Two years of planning, remodeling, training staff and negotiating went into creating Gromova's Grand Salon Sebastian, which opened for business in March and joined Sebastian's worldwide group of grand salons in June.

It is Gromova's fourth salon in Moscow. She currently owns two — the Grand Salon and a smaller salon on Ulitsa Malaya Dmitrovka, which she says is "a completely different type of salon" in that it is not based on "the image and culture of Sebastian."

Gromova first learned of Sebastian products while traveling abroad. "Sebastian stands out by saying 'We are different,'" she says.

Twice a year each Sebastian grand salon must update its collection of specially designed makeup styles and signature Sebastian haircuts and hairstyles. Gromova's team of seven master stylists also attends seminars and classes each month on topics ranging from new Sebastian products to new haircutting methods. They are even visited by psychologists who explain how to communicate with the clients and how to make them feel comfortable — in short, how to make the salon experience as mentally relaxing as possible.

Gromova's stylists also often attend conferences in Europe sponsored by Sebastian. Gromova travels to Los Angeles several times a year to attend seminars for grand salon owners and to meet with her colleagues to stay up-to-date on Sebastian's new trends.

Earning a place on Gromova's team of stylists is no easy task. Each stylist must attend and pass a specialized Grand Salon Sebastian training course. Those who are admitted to the course must show originality, creativity and an ability to challenge the status quo. Gromova looks for talented new students at beauty schools in Moscow, St. Petersburg and Voronezh.

The look of Gromova's salon is carefully crafted to relax clients. Everything is minimalist. The walls are white with recessed lighting. There are no tables of combs, curlers or hair dryers. The furniture is black or white, with no distracting colors. The stylists wear black linen uniforms. The balanced decor reflects the influence of feng shui. A ceiling-high waterfall serves as a wall between the entryway and the salon's main room. Calla lilies rest in tall, simple vases along the salon's far wall.

The salon's client base is made up of many foreigners. But Gromova says the people who are drawn to her salon are those who are focused on image and style: the type of people who are the first to try something new and who aren't afraid of experimenting with their image.
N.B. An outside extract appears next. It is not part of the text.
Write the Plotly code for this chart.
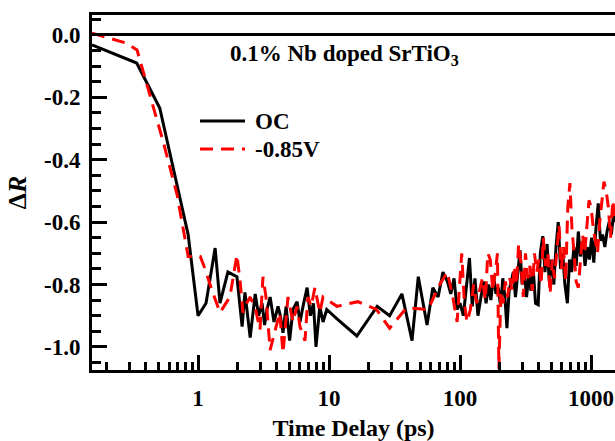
import plotly.graph_objects as go
import math

# ---- data ----
t_oc = [0.155, 0.34, 0.51, 0.84, 1.0, 1.15, 1.35, 1.47, 1.69, 1.98, 2.17, 2.28, 2.5, 2.73, 2.9,
        3.08, 3.22, 3.36, 3.55, 3.8, 4.08, 4.25, 4.45, 4.7, 5.0, 5.3, 5.7, 6.0, 6.4, 6.8, 7.2,
        7.6, 7.95, 8.5, 9.0, 9.6, 11.5, 16.3, 23.3, 29, 36, 43, 48, 56, 62, 68, 74, 80, 85, 90,
        95, 100, 106, 112, 118, 124, 130, 137, 144, 151, 158, 165, 172, 180, 188, 196, 204, 212,
        220, 228, 237, 246, 255, 265, 275, 287, 298, 310, 322, 335, 348, 362, 377, 395, 410, 428,
        445, 462, 480, 500, 520, 540, 562, 585, 608, 632, 660, 685, 712, 740, 770, 800, 830, 865,
        900, 935, 972, 1010, 1050, 1090, 1135, 1180, 1225, 1275, 1325, 1375, 1430, 1490, 1550]
dr_oc = [-0.032, -0.09, -0.234, -0.64, -0.90, -0.86, -0.683, -0.86, -0.76, -0.775, -0.935, -0.825,
         -0.97, -0.83, -0.90, -0.86, -0.93, -0.88, -0.84, -0.92, -0.87, -0.90, -0.955, -0.87, -0.98,
         -0.88, -0.855, -0.92, -0.86, -0.81, -0.90, -0.86, -1.00, -0.87, -0.92, -0.88, -0.91, -0.965,
         -0.87, -0.90, -0.83, -0.98, -0.775, -0.93, -0.81, -0.84, -0.76, -0.79, -0.83, -0.78, -0.88,
         -0.86, -0.90, -0.80, -0.715, -0.87, -0.78, -0.90, -0.84, -0.79, -0.86, -0.80, -0.85, -0.77,
         -0.83, -0.81, -0.87, -0.78, -0.84, -0.94, -0.82, -0.79, -0.76, -0.84, -0.78, -0.69, -0.80,
         -0.76, -0.84, -0.77, -0.82, -0.75, -0.86, -0.865, -0.70, -0.645, -0.76, -0.67, -0.79, -0.72,
         -0.80, -0.68, -0.60, -0.75, -0.70, -0.80, -0.86, -0.72, -0.76, -0.68, -0.74, -0.63, -0.71,
         -0.66, -0.74, -0.68, -0.72, -0.65, -0.73, -0.62, -0.54, -0.66, -0.64, -0.68, -0.63, -0.60,
         -0.64, -0.57, -0.60]

t_v = [0.155, 0.287, 0.342, 0.45, 0.54, 0.69, 0.84, 1.04, 1.13, 1.28, 1.47, 1.75, 1.98, 2.1, 2.2,
       2.35, 2.5, 2.75, 2.97, 3.13, 3.3, 3.55, 3.87, 4.2, 4.45, 4.86, 5.3, 5.7, 6.0, 6.55, 6.9, 7.3,
       7.8, 8.5, 9.0, 11.5, 16.6, 23, 29, 39, 57, 70, 80, 88, 95, 103, 108, 113, 120, 127, 134, 141,
       148, 156, 163, 170, 178, 186, 193, 198, 205, 213, 222, 231, 240, 250, 260, 270, 280, 292,
       304, 316, 329, 342, 356, 370, 385, 400, 416, 432, 450, 468, 487, 506, 526, 547, 570, 593,
       616, 640, 665, 690, 715, 742, 770, 800, 830, 862, 895, 930, 965, 1000, 1040, 1080, 1120,
       1165, 1210, 1255, 1305, 1355, 1410, 1465, 1520]
dr_v = [0.006, -0.027, -0.048, -0.22, -0.34, -0.51, -0.71, -0.71, -0.75, -0.82, -0.89, -0.84,
        -0.705, -0.795, -0.89, -0.86, -0.84, -0.88, -0.945, -0.775, -0.84, -1.01, -0.945, -0.89,
        -1.02, -0.84, -0.92, -0.87, -0.935, -0.98, -0.84, -0.87, -0.81, -0.89, -0.84, -0.87, -0.855,
        -0.88, -0.94, -0.875, -0.88, -0.80, -0.76, -0.84, -0.92, -0.70, -0.86, -0.92, -0.88, -0.80,
        -0.86, -0.82, -0.78, -0.85, -0.70, -0.72, -0.82, -0.76, -0.70, -1.07, -0.82, -0.86, -0.79,
        -0.84, -0.78, -0.82, -0.74, -0.80, -0.67, -0.73, -0.84, -0.70, -0.78, -0.74, -0.82, -0.70,
        -0.76, -0.72, -0.80, -0.65, -0.74, -0.70, -0.83, -0.72, -0.78, -0.70, -0.61, -0.75, -0.68,
        -0.79, -0.55, -0.475, -0.62, -0.70, -0.79, -0.81, -0.72, -0.64, -0.70, -0.60, -0.53, -0.55,
        -0.62, -0.66, -0.70, -0.60, -0.52, -0.47, -0.50, -0.55, -0.65, -0.53, -0.58]

series_names = ["OC", "-0.85V"]
y_tickvals = [0.0, -0.2, -0.4, -0.6, -0.8, -1.0]
y_ticktext = ["0.0", "-0.2", "-0.4", "-0.6", "-0.8", "-1.0"]
x_tickvals = [1, 10, 100, 1000]
x_ticktext = ["1", "10", "100", "1000"]

FONT = "Liberation Serif, Times New Roman, serif"
FS = 23
RED_DASH = "13px,8px"

fig = go.Figure()
fig.add_trace(go.Scatter(x=t_oc, y=dr_oc, mode="lines", name=series_names[0],
                         line=dict(color="black", width=3), showlegend=False))
fig.add_trace(go.Scatter(x=t_v, y=dr_v, mode="lines", name=series_names[1],
                         line=dict(color="#ff0000", width=3, dash=RED_DASH), showlegend=False))

fig.update_layout(
    width=615, height=441,
    margin=dict(l=92, r=0, t=15, b=71),
    paper_bgcolor="white", plot_bgcolor="white",
    font=dict(family=FONT, size=FS, color="black"),
)
fig.update_xaxes(
    type="log", range=[math.log10(0.155), 3.183],
    showgrid=False, zeroline=False,
    showline=True, linecolor="black", linewidth=3, mirror=True,
    ticks="inside", ticklen=15, tickwidth=3, tickcolor="black",
    tickvals=x_tickvals, ticktext=x_ticktext,
    tickfont=dict(family=FONT, size=FS, weight="bold"),
    ticklabelstandoff=5,
    minor=dict(ticks="inside", ticklen=8, tickwidth=3, tickcolor="black", dtick="D1", showgrid=False),
    title=dict(text="Time Delay (ps)", font=dict(family=FONT, size=24, weight="bold"), standoff=12),
)
fig.update_yaxes(
    range=[-1.074, 0.064],
    showgrid=False,
    zeroline=True, zerolinecolor="black", zerolinewidth=3,
    showline=True, linecolor="black", linewidth=3, mirror=False,
    ticks="inside", ticklen=15, tickwidth=3, tickcolor="black",
    tickvals=y_tickvals, ticktext=y_ticktext,
    tickfont=dict(family=FONT, size=FS, weight="bold"),
    ticklabelstandoff=4,
    minor=dict(ticks="inside", ticklen=9, tickwidth=3, tickcolor="black", dtick=0.05, showgrid=False),
    title=dict(text="Δ<i>R</i>", font=dict(family=FONT, size=26, weight="bold"), standoff=10),
)

# annotation
fig.add_annotation(x=0.482, y=0.887, xref="paper", yref="paper",
                   text="0.1% Nb doped SrTiO<sub>3</sub>", showarrow=False,
                   font=dict(family=FONT, size=FS, weight="bold"), xanchor="center", yanchor="middle")

# manual legend (paper coords)
W, H = 523.0, 355.0
def px(xp):
    return (xp - 92) / W
def py(yp):
    return (370 - yp) / H

fig.add_shape(type="line", xref="paper", yref="paper", x0=px(200), x1=px(245), y0=py(121), y1=py(121),
              line=dict(color="black", width=3))
fig.add_shape(type="line", xref="paper", yref="paper", x0=px(200), x1=px(245), y0=py(149), y1=py(149),
              line=dict(color="#ff0000", width=3, dash=RED_DASH))
fig.add_annotation(x=px(253), y=py(121), xref="paper", yref="paper", text=series_names[0], showarrow=False,
                   xanchor="left", yanchor="middle", font=dict(family=FONT, size=FS, weight="bold"))
fig.add_annotation(x=px(253), y=py(149), xref="paper", yref="paper", text=series_names[1], showarrow=False,
                   xanchor="left", yanchor="middle", font=dict(family=FONT, size=FS, weight="bold"))

fig.write_html("out.html")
Big plans are in store for the salon. Gromova is planning to add cosmetic dentistry to its list of services. She also plans to open a cafe at the salon where friends can meet for a healthy meal — no doubt low-calorie delights and freshly squeezed juices will be on the menu.

Gromova says "it's the details that present the biggest obstacles," but despite all the roadblocks that too often frustrate local small business people, she pushes on. "We are always moving forward," she says.